EXERCISE PROMPT —
Go through the data below and copy it exactly, skipping every picture.

COLLECTED DATA —
▼
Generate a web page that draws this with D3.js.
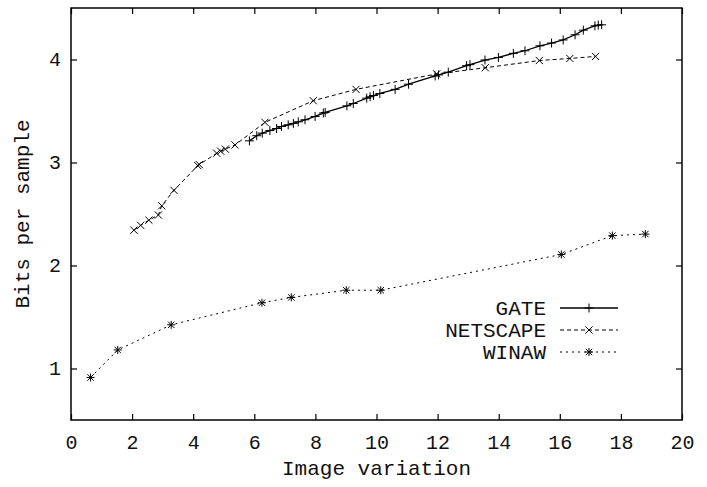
<!DOCTYPE html>
<html>
<head>
<meta charset="utf-8">
<script src="https://cdn.jsdelivr.net/npm/d3@7"></script>
<style>
  body { margin: 0; background: #fff; }
  svg { display: block; }
  text { font-family: "Liberation Mono", "DejaVu Sans Mono", monospace; fill: #111; }
</style>
</head>
<body>
<div id="chart"></div>
<script>
// Data
var gateX = [5.84, 6.08, 6.26, 6.51, 6.73, 6.89, 7.11, 7.28, 7.44, 7.66, 7.99, 8.26, 8.32,
    9.03, 9.24, 9.68, 9.79, 9.90, 10.11, 10.61, 11.05, 11.92, 12.03, 12.35, 12.95, 13.06,
    13.55, 13.99, 14.48, 14.86, 15.35, 15.73, 16.11, 16.50, 16.77, 17.15, 17.26, 17.37];
var gateY = [3.21, 3.26, 3.285, 3.31, 3.33, 3.35, 3.366, 3.38, 3.395, 3.415, 3.447, 3.48, 3.486,
    3.55, 3.573, 3.625, 3.638, 3.65, 3.67, 3.71, 3.76, 3.84, 3.85, 3.877, 3.94, 3.95,
    3.995, 4.02, 4.06, 4.085, 4.133, 4.16, 4.19, 4.24, 4.285, 4.327, 4.334, 4.337];

var netscapeX = [2.06, 2.28, 2.55, 2.86, 2.97, 3.37, 4.15, 4.20, 4.77, 4.90, 5.05, 5.37,
    6.35, 7.93, 9.33, 11.97, 13.56, 15.33, 16.33, 17.17];
var netscapeY = [2.343, 2.39, 2.44, 2.49, 2.58, 2.73, 2.97, 2.98, 3.09, 3.11, 3.13, 3.17,
    3.39, 3.60, 3.71, 3.86, 3.92, 3.99, 4.01, 4.03];

var winawX = [0.64, 1.53, 3.28, 6.25, 7.21, 9.01, 10.14, 16.05, 17.72, 18.80];
var winawY = [0.913, 1.18, 1.424, 1.638, 1.69, 1.76, 1.76, 2.107, 2.29, 2.305];

var xTicks = [0, 2, 4, 6, 8, 10, 12, 14, 16, 18, 20];
var yTicks = [1, 2, 3, 4];

var seriesNames = ["GATE", "NETSCAPE", "WINAW"];

// chart size
var margin = {top: 8, right: 25, bottom: 67, left: 71},
    width = 707 - margin.left - margin.right,
    height = 487 - margin.top - margin.bottom;

var svg = d3.select("#chart")
    .append("svg")
        .attr("width", 707)
        .attr("height", 487)
    .append("g")
        .attr("transform", "translate(" + margin.left + "," + margin.top + ")");

var xScale = d3.scaleLinear().domain([0, 20]).range([0, width]);
var yScale = d3.scaleLinear().domain([0.5, 4.5]).range([height, 0]);

// ticks pointing inward on all four sides
var tickLen = 6;
svg.append("g")
    .attr("transform", "translate(0," + height + ")")
    .call(d3.axisBottom(xScale).tickValues(xTicks).tickSize(-tickLen).tickPadding(15).tickFormat(d3.format("d")))
    .call(g => g.select(".domain").remove());
svg.append("g")
    .call(d3.axisTop(xScale).tickValues(xTicks).tickSize(-tickLen).tickFormat(""))
    .call(g => g.select(".domain").remove());
svg.append("g")
    .call(d3.axisLeft(yScale).tickValues(yTicks).tickSize(-tickLen).tickPadding(10).tickFormat(d3.format("d")))
    .call(g => g.select(".domain").remove());
svg.append("g")
    .attr("transform", "translate(" + width + ",0)")
    .call(d3.axisRight(yScale).tickValues(yTicks).tickSize(-tickLen).tickFormat(""))
    .call(g => g.select(".domain").remove());

svg.selectAll(".tick line").attr("stroke", "#000").attr("stroke-width", 1.2);
svg.selectAll(".tick text").attr("font-size", "20px").attr("font-family", "Liberation Mono").attr("fill", "#111");

// frame
svg.append("rect")
    .attr("width", width)
    .attr("height", height)
    .attr("fill", "none")
    .attr("stroke", "#000")
    .attr("stroke-width", 1.5);

// markers
function plusPath(s) { return "M" + (-s) + ",0H" + s + "M0," + (-s) + "V" + s; }
function crossPath(s) { return "M" + (-s) + "," + (-s) + "L" + s + "," + s + "M" + (-s) + "," + s + "L" + s + "," + (-s); }
var markers = {
    GATE: plusPath(4.5),
    NETSCAPE: crossPath(3.6),
    WINAW: plusPath(4) + crossPath(3.2)
};
var dashes = { GATE: null, NETSCAPE: "4,3", WINAW: "2,4" };
var widths = { GATE: 1.3, NETSCAPE: 1, WINAW: 1 };

var series = [
    {name: "GATE", x: gateX, y: gateY},
    {name: "NETSCAPE", x: netscapeX, y: netscapeY},
    {name: "WINAW", x: winawX, y: winawY}
];

var line = d3.line()
    .x(d => xScale(d[0]))
    .y(d => yScale(d[1]));

series.forEach(function(s) {
    var pts = s.x.map((v, i) => [v, s.y[i]]);
    svg.append("path")
        .datum(pts)
        .attr("d", line)
        .attr("fill", "none")
        .attr("stroke", "#000")
        .attr("stroke-width", widths[s.name])
        .attr("stroke-dasharray", dashes[s.name]);
    svg.append("g")
        .selectAll("path")
        .data(pts)
        .enter()
        .append("path")
            .attr("transform", d => "translate(" + xScale(d[0]) + "," + yScale(d[1]) + ")")
            .attr("d", markers[s.name])
            .attr("stroke", "#000")
            .attr("stroke-width", 1)
            .attr("fill", "none");
});

// legend
var legend = svg.append("g")
    .attr("transform", "translate(" + (546 - margin.left) + "," + (308 - margin.top) + ")");
seriesNames.forEach(function(name, i) {
    var row = legend.append("g").attr("transform", "translate(0," + (i * 22) + ")");
    row.append("text")
        .attr("x", 0)
        .attr("y", 0)
        .attr("dy", "0.35em")
        .attr("text-anchor", "end")
        .attr("font-size", "21px")
        .text(name);
    row.append("line")
        .attr("x1", 14).attr("x2", 72)
        .attr("y1", 0).attr("y2", 0)
        .attr("stroke", "#000")
        .attr("stroke-width", widths[name])
        .attr("stroke-dasharray", dashes[name]);
    row.append("path")
        .attr("transform", "translate(43,0)")
        .attr("d", markers[name])
        .attr("stroke", "#000")
        .attr("fill", "none");
});

// axis labels
svg.append("text")
    .attr("x", width / 2)
    .attr("y", height + 55)
    .attr("text-anchor", "middle")
    .attr("font-size", "21px")
    .text("Image variation");

svg.append("text")
    .attr("transform", "rotate(-90)")
    .attr("x", -(214 - margin.top))
    .attr("y", 22 - margin.left)
    .attr("dy", "0.35em")
    .attr("text-anchor", "middle")
    .attr("font-size", "21px")
    .text("Bits per sample");
</script>
</body>
</html>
▲
EXERCISE RESPONSE —
Generate a web page that draws this with D3.js.
<!DOCTYPE html>
<html>
<head>
<meta charset="utf-8">
<script src="https://cdn.jsdelivr.net/npm/d3@7"></script>
<style>
  body { margin: 0; background: #fff; }
  svg { display: block; }
  text { font-family: "Liberation Mono", "DejaVu Sans Mono", monospace; fill: #111; }
</style>
</head>
<body>
<div id="chart"></div>
<script>
// Data
var gateX = [5.84, 6.08, 6.26, 6.51, 6.73, 6.89, 7.11, 7.28, 7.44, 7.66, 7.99, 8.26, 8.32,
    9.03, 9.24, 9.68, 9.79, 9.90, 10.11, 10.61, 11.05, 11.92, 12.03, 12.35, 12.95, 13.06,
    13.55, 13.99, 14.48, 14.86, 15.35, 15.73, 16.11, 16.50, 16.77, 17.15, 17.26, 17.37];
var gateY = [3.21, 3.26, 3.285, 3.31, 3.33, 3.35, 3.366, 3.38, 3.395, 3.415, 3.447, 3.48, 3.486,
    3.55, 3.573, 3.625, 3.638, 3.65, 3.67, 3.71, 3.76, 3.84, 3.85, 3.877, 3.94, 3.95,
    3.995, 4.02, 4.06, 4.085, 4.133, 4.16, 4.19, 4.24, 4.285, 4.327, 4.334, 4.337];

var netscapeX = [2.06, 2.28, 2.55, 2.86, 2.97, 3.37, 4.15, 4.20, 4.77, 4.90, 5.05, 5.37,
    6.35, 7.93, 9.33, 11.97, 13.56, 15.33, 16.33, 17.17];
var netscapeY = [2.343, 2.39, 2.44, 2.49, 2.58, 2.73, 2.97, 2.98, 3.09, 3.11, 3.13, 3.17,
    3.39, 3.60, 3.71, 3.86, 3.92, 3.99, 4.01, 4.03];

var winawX = [0.64, 1.53, 3.28, 6.25, 7.21, 9.01, 10.14, 16.05, 17.72, 18.80];
var winawY = [0.913, 1.18, 1.424, 1.638, 1.69, 1.76, 1.76, 2.107, 2.29, 2.305];

var xTicks = [0, 2, 4, 6, 8, 10, 12, 14, 16, 18, 20];
var yTicks = [1, 2, 3, 4];

var seriesNames = ["GATE", "NETSCAPE", "WINAW"];

// chart size
var margin = {top: 8, right: 25, bottom: 67, left: 71},
    width = 707 - margin.left - margin.right,
    height = 487 - margin.top - margin.bottom;

var svg = d3.select("#chart")
    .append("svg")
        .attr("width", 707)
        .attr("height", 487)
    .append("g")
        .attr("transform", "translate(" + margin.left + "," + margin.top + ")");

var xScale = d3.scaleLinear().domain([0, 20]).range([0, width]);
var yScale = d3.scaleLinear().domain([0.5, 4.5]).range([height, 0]);

// ticks pointing inward on all four sides
var tickLen = 6;
svg.append("g")
    .attr("transform", "translate(0," + height + ")")
    .call(d3.axisBottom(xScale).tickValues(xTicks).tickSize(-tickLen).tickPadding(15).tickFormat(d3.format("d")))
    .call(g => g.select(".domain").remove());
svg.append("g")
    .call(d3.axisTop(xScale).tickValues(xTicks).tickSize(-tickLen).tickFormat(""))
    .call(g => g.select(".domain").remove());
svg.append("g")
    .call(d3.axisLeft(yScale).tickValues(yTicks).tickSize(-tickLen).tickPadding(10).tickFormat(d3.format("d")))
    .call(g => g.select(".domain").remove());
svg.append("g")
    .attr("transform", "translate(" + width + ",0)")
    .call(d3.axisRight(yScale).tickValues(yTicks).tickSize(-tickLen).tickFormat(""))
    .call(g => g.select(".domain").remove());

svg.selectAll(".tick line").attr("stroke", "#000").attr("stroke-width", 1.2);
svg.selectAll(".tick text").attr("font-size", "20px").attr("font-family", "Liberation Mono").attr("fill", "#111");

// frame
svg.append("rect")
    .attr("width", width)
    .attr("height", height)
    .attr("fill", "none")
    .attr("stroke", "#000")
    .attr("stroke-width", 1.5);

// markers
function plusPath(s) { return "M" + (-s) + ",0H" + s + "M0," + (-s) + "V" + s; }
function crossPath(s) { return "M" + (-s) + "," + (-s) + "L" + s + "," + s + "M" + (-s) + "," + s + "L" + s + "," + (-s); }
var markers = {
    GATE: plusPath(4.5),
    NETSCAPE: crossPath(3.6),
    WINAW: plusPath(4) + crossPath(3.2)
};
var dashes = { GATE: null, NETSCAPE: "4,3", WINAW: "2,4" };
var widths = { GATE: 1.3, NETSCAPE: 1, WINAW: 1 };

var series = [
    {name: "GATE", x: gateX, y: gateY},
    {name: "NETSCAPE", x: netscapeX, y: netscapeY},
    {name: "WINAW", x: winawX, y: winawY}
];

var line = d3.line()
    .x(d => xScale(d[0]))
    .y(d => yScale(d[1]));

series.forEach(function(s) {
    var pts = s.x.map((v, i) => [v, s.y[i]]);
    svg.append("path")
        .datum(pts)
        .attr("d", line)
        .attr("fill", "none")
        .attr("stroke", "#000")
        .attr("stroke-width", widths[s.name])
        .attr("stroke-dasharray", dashes[s.name]);
    svg.append("g")
        .selectAll("path")
        .data(pts)
        .enter()
        .append("path")
            .attr("transform", d => "translate(" + xScale(d[0]) + "," + yScale(d[1]) + ")")
            .attr("d", markers[s.name])
            .attr("stroke", "#000")
            .attr("stroke-width", 1)
            .attr("fill", "none");
});

// legend
var legend = svg.append("g")
    .attr("transform", "translate(" + (546 - margin.left) + "," + (308 - margin.top) + ")");
seriesNames.forEach(function(name, i) {
    var row = legend.append("g").attr("transform", "translate(0," + (i * 22) + ")");
    row.append("text")
        .attr("x", 0)
        .attr("y", 0)
        .attr("dy", "0.35em")
        .attr("text-anchor", "end")
        .attr("font-size", "21px")
        .text(name);
    row.append("line")
        .attr("x1", 14).attr("x2", 72)
        .attr("y1", 0).attr("y2", 0)
        .attr("stroke", "#000")
        .attr("stroke-width", widths[name])
        .attr("stroke-dasharray", dashes[name]);
    row.append("path")
        .attr("transform", "translate(43,0)")
        .attr("d", markers[name])
        .attr("stroke", "#000")
        .attr("fill", "none");
});

// axis labels
svg.append("text")
    .attr("x", width / 2)
    .attr("y", height + 55)
    .attr("text-anchor", "middle")
    .attr("font-size", "21px")
    .text("Image variation");

svg.append("text")
    .attr("transform", "rotate(-90)")
    .attr("x", -(214 - margin.top))
    .attr("y", 22 - margin.left)
    .attr("dy", "0.35em")
    .attr("text-anchor", "middle")
    .attr("font-size", "21px")
    .text("Bits per sample");
</script>
</body>
</html>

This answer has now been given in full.